# WORK TO BE COMPLETED
Set the data down again, exactly as it reads, but without the pictures.

# SOURCE EXCERPT
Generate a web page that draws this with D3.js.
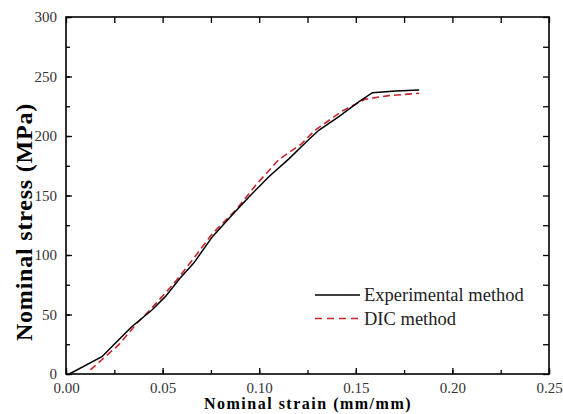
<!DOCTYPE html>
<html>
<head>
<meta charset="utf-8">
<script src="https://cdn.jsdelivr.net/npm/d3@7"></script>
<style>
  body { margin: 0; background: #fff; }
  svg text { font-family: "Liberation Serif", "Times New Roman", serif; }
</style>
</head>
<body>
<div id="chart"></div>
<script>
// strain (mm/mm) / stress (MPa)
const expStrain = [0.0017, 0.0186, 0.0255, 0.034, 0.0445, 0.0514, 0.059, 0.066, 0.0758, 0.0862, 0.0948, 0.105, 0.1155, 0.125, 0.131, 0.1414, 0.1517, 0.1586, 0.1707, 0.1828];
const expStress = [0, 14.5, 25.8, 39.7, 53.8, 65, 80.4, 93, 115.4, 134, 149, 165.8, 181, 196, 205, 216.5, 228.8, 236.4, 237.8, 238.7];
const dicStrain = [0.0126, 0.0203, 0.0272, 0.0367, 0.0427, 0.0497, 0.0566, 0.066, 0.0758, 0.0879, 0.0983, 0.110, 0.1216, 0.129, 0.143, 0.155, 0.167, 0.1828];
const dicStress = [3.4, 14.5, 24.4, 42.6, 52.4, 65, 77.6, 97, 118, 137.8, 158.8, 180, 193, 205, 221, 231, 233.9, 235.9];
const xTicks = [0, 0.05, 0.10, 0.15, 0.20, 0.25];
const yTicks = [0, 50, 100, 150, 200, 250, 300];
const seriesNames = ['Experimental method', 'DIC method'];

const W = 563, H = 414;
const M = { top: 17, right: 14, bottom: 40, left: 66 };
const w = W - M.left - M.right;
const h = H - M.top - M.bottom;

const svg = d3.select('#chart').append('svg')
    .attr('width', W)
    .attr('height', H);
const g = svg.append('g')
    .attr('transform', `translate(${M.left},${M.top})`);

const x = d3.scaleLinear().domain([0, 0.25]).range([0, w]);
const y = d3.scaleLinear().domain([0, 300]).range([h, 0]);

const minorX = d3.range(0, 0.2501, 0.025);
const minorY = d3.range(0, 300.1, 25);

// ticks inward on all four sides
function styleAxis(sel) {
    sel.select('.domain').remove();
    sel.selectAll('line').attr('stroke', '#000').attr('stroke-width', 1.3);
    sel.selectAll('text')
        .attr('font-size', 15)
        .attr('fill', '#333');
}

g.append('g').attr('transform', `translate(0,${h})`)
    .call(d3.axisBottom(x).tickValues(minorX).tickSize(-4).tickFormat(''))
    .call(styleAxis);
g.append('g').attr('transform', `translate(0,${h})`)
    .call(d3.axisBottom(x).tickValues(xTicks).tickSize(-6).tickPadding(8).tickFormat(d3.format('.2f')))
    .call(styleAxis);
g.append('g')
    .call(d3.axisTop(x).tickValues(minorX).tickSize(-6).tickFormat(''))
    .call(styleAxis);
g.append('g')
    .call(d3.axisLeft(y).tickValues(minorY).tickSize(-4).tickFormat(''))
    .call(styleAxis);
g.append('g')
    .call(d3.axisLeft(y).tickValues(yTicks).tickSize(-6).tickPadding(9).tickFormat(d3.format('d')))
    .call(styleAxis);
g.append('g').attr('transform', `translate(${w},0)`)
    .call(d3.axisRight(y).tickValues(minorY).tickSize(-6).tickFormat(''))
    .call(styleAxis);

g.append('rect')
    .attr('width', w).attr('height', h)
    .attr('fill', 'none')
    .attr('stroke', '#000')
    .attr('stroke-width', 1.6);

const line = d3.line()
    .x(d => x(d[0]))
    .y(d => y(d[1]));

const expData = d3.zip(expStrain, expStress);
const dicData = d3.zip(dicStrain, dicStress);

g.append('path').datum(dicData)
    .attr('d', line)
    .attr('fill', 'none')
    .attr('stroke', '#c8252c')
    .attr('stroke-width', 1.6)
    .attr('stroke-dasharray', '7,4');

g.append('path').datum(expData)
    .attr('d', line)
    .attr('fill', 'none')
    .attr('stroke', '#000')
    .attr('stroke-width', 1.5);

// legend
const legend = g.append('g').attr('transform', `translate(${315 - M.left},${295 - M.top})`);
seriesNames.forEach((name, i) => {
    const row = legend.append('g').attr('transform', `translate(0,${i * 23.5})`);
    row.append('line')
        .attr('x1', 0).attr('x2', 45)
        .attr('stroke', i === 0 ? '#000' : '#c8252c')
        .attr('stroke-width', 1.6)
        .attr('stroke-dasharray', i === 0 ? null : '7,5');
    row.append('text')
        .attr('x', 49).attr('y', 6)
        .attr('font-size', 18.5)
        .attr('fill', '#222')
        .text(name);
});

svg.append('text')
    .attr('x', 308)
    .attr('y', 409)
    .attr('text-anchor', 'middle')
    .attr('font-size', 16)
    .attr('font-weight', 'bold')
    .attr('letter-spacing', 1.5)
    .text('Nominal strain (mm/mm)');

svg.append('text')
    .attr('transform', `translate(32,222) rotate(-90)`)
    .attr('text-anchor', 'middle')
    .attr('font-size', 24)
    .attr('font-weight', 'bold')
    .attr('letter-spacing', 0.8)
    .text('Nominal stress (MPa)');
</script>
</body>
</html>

# RESULT OF THE TASK
Generate a web page that draws this with D3.js.
<!DOCTYPE html>
<html>
<head>
<meta charset="utf-8">
<script src="https://cdn.jsdelivr.net/npm/d3@7"></script>
<style>
  body { margin: 0; background: #fff; }
  svg text { font-family: "Liberation Serif", "Times New Roman", serif; }
</style>
</head>
<body>
<div id="chart"></div>
<script>
// strain (mm/mm) / stress (MPa)
const expStrain = [0.0017, 0.0186, 0.0255, 0.034, 0.0445, 0.0514, 0.059, 0.066, 0.0758, 0.0862, 0.0948, 0.105, 0.1155, 0.125, 0.131, 0.1414, 0.1517, 0.1586, 0.1707, 0.1828];
const expStress = [0, 14.5, 25.8, 39.7, 53.8, 65, 80.4, 93, 115.4, 134, 149, 165.8, 181, 196, 205, 216.5, 228.8, 236.4, 237.8, 238.7];
const dicStrain = [0.0126, 0.0203, 0.0272, 0.0367, 0.0427, 0.0497, 0.0566, 0.066, 0.0758, 0.0879, 0.0983, 0.110, 0.1216, 0.129, 0.143, 0.155, 0.167, 0.1828];
const dicStress = [3.4, 14.5, 24.4, 42.6, 52.4, 65, 77.6, 97, 118, 137.8, 158.8, 180, 193, 205, 221, 231, 233.9, 235.9];
const xTicks = [0, 0.05, 0.10, 0.15, 0.20, 0.25];
const yTicks = [0, 50, 100, 150, 200, 250, 300];
const seriesNames = ['Experimental method', 'DIC method'];

const W = 563, H = 414;
const M = { top: 17, right: 14, bottom: 40, left: 66 };
const w = W - M.left - M.right;
const h = H - M.top - M.bottom;

const svg = d3.select('#chart').append('svg')
    .attr('width', W)
    .attr('height', H);
const g = svg.append('g')
    .attr('transform', `translate(${M.left},${M.top})`);

const x = d3.scaleLinear().domain([0, 0.25]).range([0, w]);
const y = d3.scaleLinear().domain([0, 300]).range([h, 0]);

const minorX = d3.range(0, 0.2501, 0.025);
const minorY = d3.range(0, 300.1, 25);

// ticks inward on all four sides
function styleAxis(sel) {
    sel.select('.domain').remove();
    sel.selectAll('line').attr('stroke', '#000').attr('stroke-width', 1.3);
    sel.selectAll('text')
        .attr('font-size', 15)
        .attr('fill', '#333');
}

g.append('g').attr('transform', `translate(0,${h})`)
    .call(d3.axisBottom(x).tickValues(minorX).tickSize(-4).tickFormat(''))
    .call(styleAxis);
g.append('g').attr('transform', `translate(0,${h})`)
    .call(d3.axisBottom(x).tickValues(xTicks).tickSize(-6).tickPadding(8).tickFormat(d3.format('.2f')))
    .call(styleAxis);
g.append('g')
    .call(d3.axisTop(x).tickValues(minorX).tickSize(-6).tickFormat(''))
    .call(styleAxis);
g.append('g')
    .call(d3.axisLeft(y).tickValues(minorY).tickSize(-4).tickFormat(''))
    .call(styleAxis);
g.append('g')
    .call(d3.axisLeft(y).tickValues(yTicks).tickSize(-6).tickPadding(9).tickFormat(d3.format('d')))
    .call(styleAxis);
g.append('g').attr('transform', `translate(${w},0)`)
    .call(d3.axisRight(y).tickValues(minorY).tickSize(-6).tickFormat(''))
    .call(styleAxis);

g.append('rect')
    .attr('width', w).attr('height', h)
    .attr('fill', 'none')
    .attr('stroke', '#000')
    .attr('stroke-width', 1.6);

const line = d3.line()
    .x(d => x(d[0]))
    .y(d => y(d[1]));

const expData = d3.zip(expStrain, expStress);
const dicData = d3.zip(dicStrain, dicStress);

g.append('path').datum(dicData)
    .attr('d', line)
    .attr('fill', 'none')
    .attr('stroke', '#c8252c')
    .attr('stroke-width', 1.6)
    .attr('stroke-dasharray', '7,4');

g.append('path').datum(expData)
    .attr('d', line)
    .attr('fill', 'none')
    .attr('stroke', '#000')
    .attr('stroke-width', 1.5);

// legend
const legend = g.append('g').attr('transform', `translate(${315 - M.left},${295 - M.top})`);
seriesNames.forEach((name, i) => {
    const row = legend.append('g').attr('transform', `translate(0,${i * 23.5})`);
    row.append('line')
        .attr('x1', 0).attr('x2', 45)
        .attr('stroke', i === 0 ? '#000' : '#c8252c')
        .attr('stroke-width', 1.6)
        .attr('stroke-dasharray', i === 0 ? null : '7,5');
    row.append('text')
        .attr('x', 49).attr('y', 6)
        .attr('font-size', 18.5)
        .attr('fill', '#222')
        .text(name);
});

svg.append('text')
    .attr('x', 308)
    .attr('y', 409)
    .attr('text-anchor', 'middle')
    .attr('font-size', 16)
    .attr('font-weight', 'bold')
    .attr('letter-spacing', 1.5)
    .text('Nominal strain (mm/mm)');

svg.append('text')
    .attr('transform', `translate(32,222) rotate(-90)`)
    .attr('text-anchor', 'middle')
    .attr('font-size', 24)
    .attr('font-weight', 'bold')
    .attr('letter-spacing', 0.8)
    .text('Nominal stress (MPa)');
</script>
</body>
</html>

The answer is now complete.